Hay algunos ejemplos que pueden ilustrarnos mejor. La bandera nacional, traigamos por caso. Es un símbolo. No es la patria, pero simboliza la patria. Y todos, o casi todos, expresamos respeto y emoción ante este símbolo. A nivel religioso, la cruz es un símbolo sagrado para los cristianos. El mismo Sandino, se nos presenta como un símbolo de soberanía nacional.
Y aún los arbolatas, que tantas polémicas despiertan. También son un símbolo del poder y de la concepción de poder de régimen imperante.
En materia política, la lucha se desarrolla a diversos niveles. A nivel de las ideas. A nivel de la propaganda. Al nivel más crudo que es el nivel de la fuerza. Pero también a nivel de los símbolos.
Hay que reconocer que en este campo el régimen nos va ganando por goleada, a quienes anhelamos construir y vivir en un país donde prevalezca la decencia, la libertad, la dignidad, la justicia y la democracia.
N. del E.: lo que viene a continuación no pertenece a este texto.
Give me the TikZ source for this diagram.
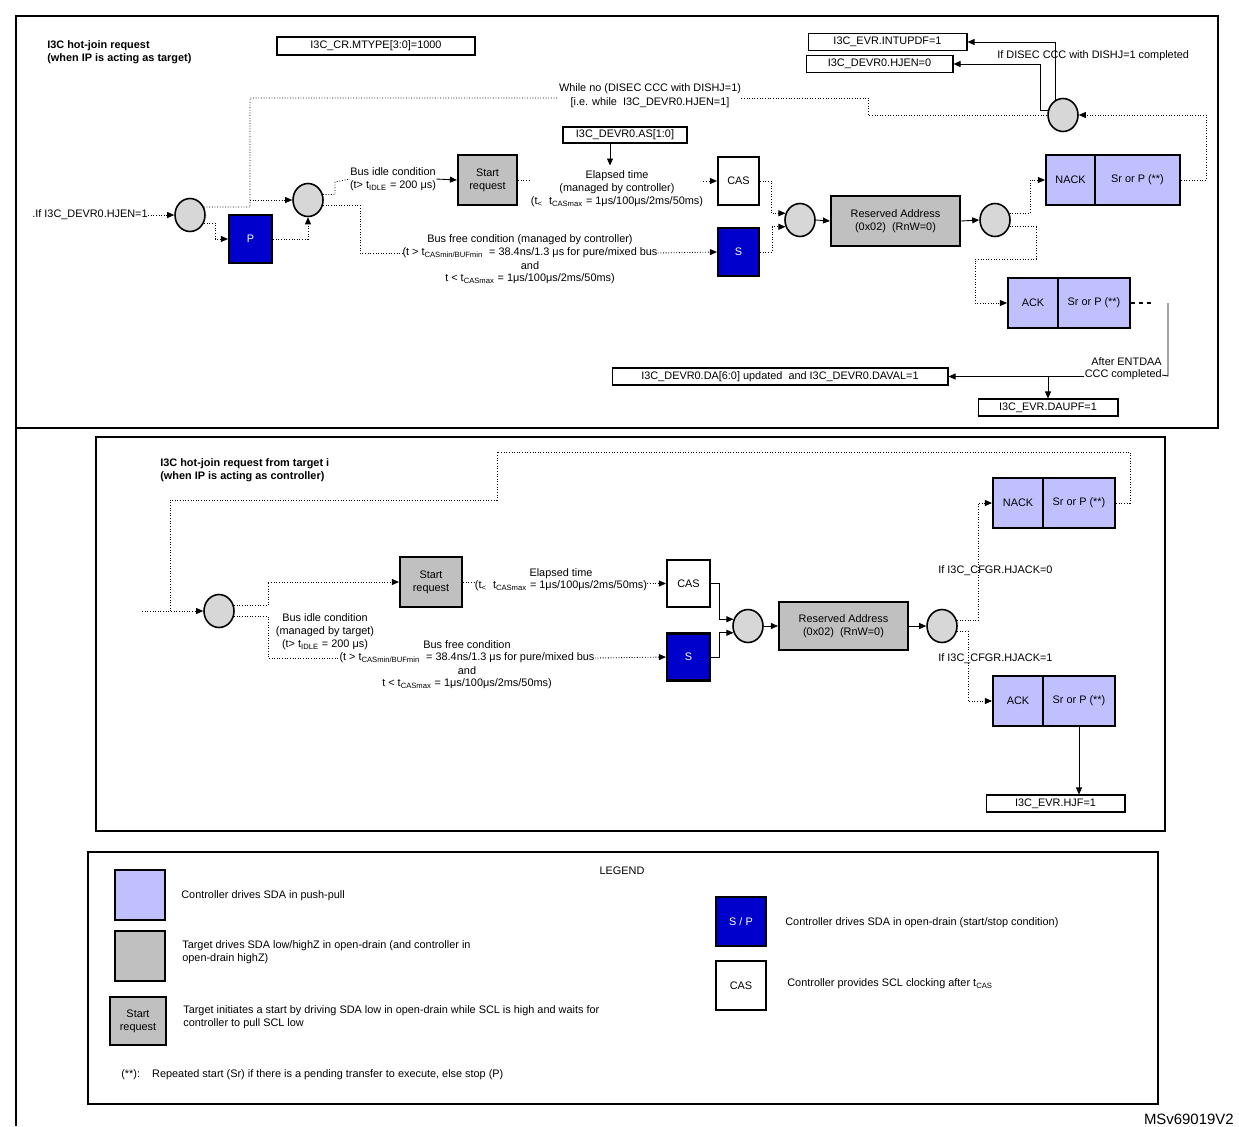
\documentclass[tikz,border=0pt]{standalone}
\usepackage{fontspec}
\setmainfont{Liberation Sans}
\usetikzlibrary{arrows.meta,shapes.geometric}
\definecolor{lav}{RGB}{192,192,255}
\definecolor{gbox}{RGB}{192,192,192}
\definecolor{cir}{RGB}{215,215,215}
\definecolor{dblue}{RGB}{0,0,204}
\newcommand\sbs[1]{\textsubscript{#1}}
\tikzset{
 every node/.style={font=\fontsize{6.2}{7.4}\selectfont, inner sep=0pt},
 tip/.style={-{Triangle[length=4pt,width=3.4pt]}},
 dl/.style={densely dotted, line width=0.5pt},
 sl/.style={line width=0.5pt},
 reg/.style={draw, line width=0.6pt, minimum height=0.36cm},
 lbox/.style={draw, line width=1.2pt, fill=lav, minimum height=1cm},
 gbx/.style={draw, line width=1.2pt, fill=gbox, align=center},
 bbx/.style={draw, line width=1.2pt, fill=dblue, text=white, minimum width=0.86cm, minimum height=0.96cm},
 wbx/.style={draw, line width=1.2pt, fill=white, minimum width=0.82cm, minimum height=0.96cm},
 crc/.style={draw, line width=0.9pt, fill=cir, ellipse, minimum width=0.6cm, minimum height=0.66cm},
 txt/.style={align=center},
}
\begin{document}
\begin{tikzpicture}[x=0.02cm,y=-0.02cm]
\useasboundingbox (0,0) rectangle (1239,1126);
% frames
\draw[line width=0.8pt] (16,16) rectangle (1218,428);
\draw[line width=0.8pt] (16,428) -- (16,1126);
\draw[line width=0.6pt] (96,437) rectangle (1165,831);
\draw[line width=0.6pt] (88,852) rectangle (1158,1104);
\node[anchor=south east, font=\fontsize{8.5}{10}\selectfont] (msv) at (1234,1125) {MSv69019V2};

%===== TOP =====
\node[anchor=north west, align=left, font=\bfseries\fontsize{6.2}{7.4}\selectfont] (t1) at (47,40) {I3C hot-join request\\(when IP is acting as target)};
\node[reg, minimum width=3.96cm] (mtype) at (376,46) {I3C\_CR.MTYPE[3:0]=1000};
\node[reg, minimum width=3.18cm, minimum height=0.34cm] (intup) at (887.5,42) {I3C\_EVR.INTUPDF=1};
\node[reg, minimum width=2.94cm, minimum height=0.34cm] (hjen0) at (879.5,64) {I3C\_DEVR0.HJEN=0};
\node[anchor=west] (disec) at (997,56) {If DISEC CCC with DISHJ=1 completed};
\node[anchor=west] (hjen) at (32,215) {.If I3C\_DEVR0.HJEN=1};
\node[crc] (c1) at (190,215) {};
\node[bbx] (p) at (250.5,239) {P};
\node[crc] (c2) at (308,200) {};
\node[txt] (while) at (650,96) {While no (DISEC CCC with DISHJ=1)\\[0.5pt][i.e. while\ \ I3C\_DEVR0.HJEN=1]};
\node[crc] (c8) at (1063,115) {};
\node[txt] (idle) at (393,179) {Bus idle condition\\(t> t\sbs{IDLE} = 200 μs)};
\node[gbx, minimum width=1.18cm, minimum height=1cm] (start) at (487.5,180) {Start\\request};
\node[reg, minimum width=2.48cm, minimum height=0.32cm] (as) at (625,135) {I3C\_DEVR0.AS[1:0]};
\node[txt] (elap) at (617,189) {Elapsed time\\(managed by controller)\\(t\textsubscript{<}\ \ t\sbs{CASmax} = 1μs/100μs/2ms/50ms)};
\node[wbx] (cas) at (738.5,181) {CAS};
\node[bbx, minimum width=0.82cm] (s) at (738.5,252) {S};
\node (bf1) at (530,240) {Bus free condition (managed by controller)};
\node (bf2) at (530,253) {(t > t\sbs{CASmin/BUFmin}\ \ = 38.4ns/1.3 μs for pure/mixed bus};
\node (bf3) at (530,266) {and};
\node (bf4) at (530,279) {t < t\sbs{CASmax} = 1μs/100μs/2ms/50ms)};
\node[crc] (c3) at (800,220) {};
\node[gbx, minimum width=2.58cm, minimum height=1cm] (res) at (895.5,221) {Reserved Address\\(0x02)\ \ (RnW=0)};
\node[crc] (c4) at (995,220) {};
\node[lbox, minimum width=0.98cm] (nack) at (1070.5,180) {NACK};
\node[lbox, minimum width=1.70cm] (sra) at (1137.5,180) {Sr or P (**)};
\node[lbox, minimum width=1.0cm] (ack) at (1033,303) {ACK};
\node[lbox, minimum width=1.44cm] (srb) at (1094,303) {Sr or P (**)};
\node[anchor=east] (ent1) at (1162,362) {After ENTDAA};
\node[anchor=east] (ent2) at (1162,375) {CCC completed};
\node[reg, minimum width=6.72cm, minimum height=0.34cm] (da) at (780,376.5) {I3C\_DEVR0.DA[6:0] updated\ \ and I3C\_DEVR0.DAVAL=1};
\node[reg, minimum width=2.8cm, minimum height=0.34cm] (daupf) at (1048,407.5) {I3C\_EVR.DAUPF=1};

\draw[dl,tip] (hjen.east) -- (c1.west);
\coordinate (j1) at (250,207);
\draw[dl] (c1.30) -- (j1) -- (250,98) -- (while.west |- 0,98);
\draw[dl,tip] (250,200) -- (c2.west);
\draw[dl] (while.east |- 0,98) -- (868,98) -- (868,115) -- (c8.west);
\draw[dl,tip] (c1.-30) -| (215,239) -- (p.west);
\draw[dl,tip] (p.east) -| (c2.south);
\draw[dl] (c2.20) -| (335,182) -- (idle.west);
\draw[sl,tip] (idle.east) -- (start.west);
\draw[dl] (start.east) -- (elap.west |- start.east);
\draw[sl,tip] ([xshift=-0.3cm]as.south) -- ++(0,22);
\draw[dl,tip] (elap.east |- cas.west) -- (cas.west);
\draw[dl] (c2.-20) -| (360,253) -- (bf2.west);
\draw[dl,tip] (bf2.east) -- (s.west);
\draw[dl,tip] (cas.east) -- ++(11,0) |- (c3.155);
\draw[dl,tip] (s.east) -- ++(12,0) |- (c3.205);
\draw[sl,tip] (c3.east) -- (res.west);
\draw[sl,tip] (res.east) -- (c4.west);
\draw[dl,tip] (c4.25) -| (1030,180) -- (nack.west);
\draw[dl,tip] (c4.-25) -| (1036,259) -| (975,303) -- (ack.west);
\draw[dl,tip] (sra.east) -- ++(25,0) |- (c8.east);
\draw[sl,tip] (c8.165) -| (1040,64) -- (hjen0.east);
\draw[sl,tip] (c8.115) |- (intup.east);
\draw[line width=1.3pt, dash pattern=on 2.5pt off 2pt] (srb.east) -- ++(22,0);
\draw[sl] (1168,303) -- (1168,376) -- (ent2.east);
\draw[sl,tip] (ent2.west |- da.east) -- (da.east);
\draw[sl,tip] (daupf.north |- da.east) -- (daupf.north);

%===== MIDDLE =====
\node[anchor=north west, align=left, font=\bfseries\fontsize{6.2}{7.4}\selectfont] (t2) at (160,458) {I3C hot-join request from target i\\(when IP is acting as controller)};
\coordinate (in) at (142,611);
\node[crc] (c5) at (219,611) {};
\node[txt] (idle2) at (325,632) {Bus idle condition\\(managed by target)\\(t> t\sbs{IDLE} = 200 μs)};
\node[gbx, minimum width=1.24cm, minimum height=1cm] (start2) at (431,582) {Start\\request};
\node (el2a) at (561,574) {Elapsed time};
\node (el2b) at (561,586) {(t\textsubscript{<}\ \ t\sbs{CASmax} = 1μs/100μs/2ms/50ms)};
\node[wbx, minimum width=0.86cm, minimum height=0.94cm] (cas2) at (688.5,583.5) {CAS};
\node[bbx, minimum height=0.94cm] (s2) at (688.5,657) {S};
\node (bg1) at (467,645) {Bus free condition};
\node (bg2) at (467,658) {(t > t\sbs{CASmin/BUFmin}\ \ = 38.4ns/1.3 μs for pure/mixed bus};
\node (bg3) at (467,671) {and};
\node (bg4) at (467,684) {t < t\sbs{CASmax} = 1μs/100μs/2ms/50ms)};
\node[crc] (c6) at (748,626) {};
\node[gbx, minimum width=2.58cm, minimum height=0.96cm] (res2) at (843.5,626) {Reserved Address\\(0x02)\ \ (RnW=0)};
\node[crc] (c7) at (942,626) {};
\node[lbox, minimum width=1.0cm] (nack2) at (1018,503) {NACK};
\node[lbox, minimum width=1.44cm] (src) at (1079,503) {Sr or P (**)};
\node[lbox, minimum width=1.0cm] (ack2) at (1018,701) {ACK};
\node[lbox, minimum width=1.44cm] (srd) at (1079,701) {Sr or P (**)};
\node[anchor=west] (hj0) at (938,571) {If I3C\_CFGR.HJACK=0};
\node[anchor=west] (hj1) at (938,659) {If I3C\_CFGR.HJACK=1};
\node[reg, minimum width=2.78cm, minimum height=0.34cm] (hjf) at (1055.5,803.5) {I3C\_EVR.HJF=1};

\draw[dl,tip] (in) -- (c5.west);
\draw[dl] (src.east) -| (1130,452) -| (497,500) -| (170,611);
\draw[dl,tip] (c5.20) -| (268,582) -- (start2.west);
\draw[dl] (c5.-20) -| (268,658) -- (bg2.west);
\draw[dl,tip] (bg2.east) -- (s2.west);
\draw[dl] (start2.east) -- (el2b.west |- start2.east);
\draw[dl,tip] (el2b.east |- cas2.west) -- (cas2.west);
\draw[sl,tip] (cas2.east) -- ++(8,0) |- (c6.155);
\draw[sl,tip] (s2.east) -- ++(8,0) |- (c6.205);
\draw[sl,tip] (c6.east) -- (res2.west);
\draw[sl,tip] (res2.east) -- (c7.west);
\draw[dl,tip] (c7.20) -| (978,503) -- (nack2.west);
\draw[dl,tip] (c7.-20) -| (968,701) -- (ack2.west);
\draw[sl,tip] (srd.south) -- (srd.south |- hjf.north);

%===== LEGEND =====
\node (leg) at (622,871) {LEGEND};
\node[draw, line width=0.8pt, fill=lav, minimum width=1cm, minimum height=1cm] (l1) at (140,895) {};
\node[anchor=west] (l1t) at (181,896) {Controller drives SDA in push-pull};
\node[draw, line width=0.8pt, fill=gbox, minimum width=1cm, minimum height=1cm] (l2) at (140,956) {};
\node[anchor=west, align=left] (l2t) at (182,952) {Target drives SDA low/highZ in open-drain (and controller in\\open-drain highZ)};
\node[gbx, minimum width=1.12cm, minimum height=0.96cm] (l3) at (138,1021) {Start\\request};
\node[anchor=west, align=left] (l3t) at (183,1017) {Target initiates a start by driving SDA low in open-drain while SCL is high and waits for\\controller to pull SCL low};
\node[anchor=west] (l4t) at (121,1075) {(**):\ \ \ \ Repeated start (Sr) if there is a pending transfer to execute, else stop (P)};
\node[bbx, minimum width=1cm, minimum height=0.98cm] (l5) at (741,921.5) {S / P};
\node[anchor=west] (l5t) at (785,923) {Controller drives SDA in open-drain (start/stop condition)};
\node[wbx, line width=0.8pt, minimum width=1cm, minimum height=0.98cm] (l6) at (741,985.5) {CAS};
\node[anchor=west] (l6t) at (787,984) {Controller provides SCL clocking after t\sbs{CAS}};
\end{tikzpicture}
\end{document}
Porque las fuerzas democráticas no hemos puesto suficiente atención, ni le hemos atribuido la suficiente importancia al papel de los símbolos. Es imperativo superar ese déficit. En este sentido, Pedro Joaquín Chamorro Cardenal, su ideario, su dignidad, su firmeza y su lucha inclaudicable por la libertad y la honradez, debemos llevarlo a la mente y al corazón de los nicaragüenses como símbolo de lucha por la democracia.
Pero también hay fechas que desempeñan el papel de símbolos. Y una de esas fechas debe ser el 25 de febrero. Una fecha que marca uno de los acontecimientos de mayor trascendencia en la historia de Nicaragua.
Trascendente porque esa fecha abrió camino a la paz. Trascendente porque esa fecha abrió camino a un proceso de transición democrática. Trascendente porque el pueblo nicaragüense dio una lección ejemplar de valentía y civismo al utilizar el voto como mecanismo para superar uno de los episodios más trágicos de nuestra historia.
Repasemos un poco y coloquemos ese hecho en perspectiva histórica.
El pacto entre Fernando Agüero y Anastasio Somoza Debayle, en 1972, taponeó el escenario político y allanó la ruta para el afianzamiento de la dictadura dinástica que cerró todo espacio, hasta aislarse primero, y enfrentarse después, al conjunto de la sociedad.
El aferramiento de la dictadura al poder desembocó en la legitimación de la lucha armada, como único camino para alcanzar la libertad. Y llegó la guerra. Y la tragedia.
Se derrocó a la dictadura y comenzó la revolución con la esperanza de una nueva Nicaragua. Sin embargo, se impuso una visión hegemónica, vanguardista y autoritaria que rompió nuestra sociedad, de punta a punta y, otra vez, dos bandos enfrentados; ahora con el agravante de que el escenario de la guerra fratricida se enmarcó en el teatro más amplio de la confrontación global entre las grandes potencias de aquel momento. Estados Unidos y la Unión Soviética. Bando y bando como belicosos peones de la guerra fría. Nueva guerra y nueva tragedia.
Por fin, después de un arduo proceso de negociación, en el marco de los Acuerdos de Esquipulas, con participación decisiva de la comunidad internacional, llegamos al 25 de febrero, fecha en que se impusieron los votos a las balas. Más que una victoria de la UNO o de Violeta Barrios, fue una victoria del país. Aun quienes en aquel momento nos sentimos derrotados, debemos reivindicarla, como una efeméride nacional.
La república, recién nacida, comenzó a balbucear y a dar sus primeros pasos. Pero los fantasmas del pasado reencarnaron. Se fraguó un nuevo pacto, esta vez entre Alemán y Ortega, cuyo propósito central era imponer el bipartidismo, clausurar espacios políticos y repartirse el poder, al margen del resto de la población. En ese juego de dados el caudillo más lerdo quedó a la orilla del camino, mientras el otro se bailó con las apuestas, la mesa y hasta con los dados. Así se pavimentó el camino para el retorno de Ortega al poder.
Lo demás es historia contemporánea: fraudes electorales, ruptura de la precaria institucionalidad republicana y aplastamiento de tres conquistas pagadas con sangre: respeto al voto popular, no reelección presidencial indefinida y carácter nacional de las fuerzas armadas.
En este contexto de afianzamiento de un nuevo régimen dictatorial, la violencia comienza a mostrar su horrible rostro.
Y aquí estamos, otra vez en el punto de partida de un nuevo ciclo fatídico. Es en este contexto que adquiere valor el símbolo del 25 de febrero. Fecha en que se impusieron los votos a las balas. Un símbolo que debemos enarbolar en nuestra lucha por la democracia.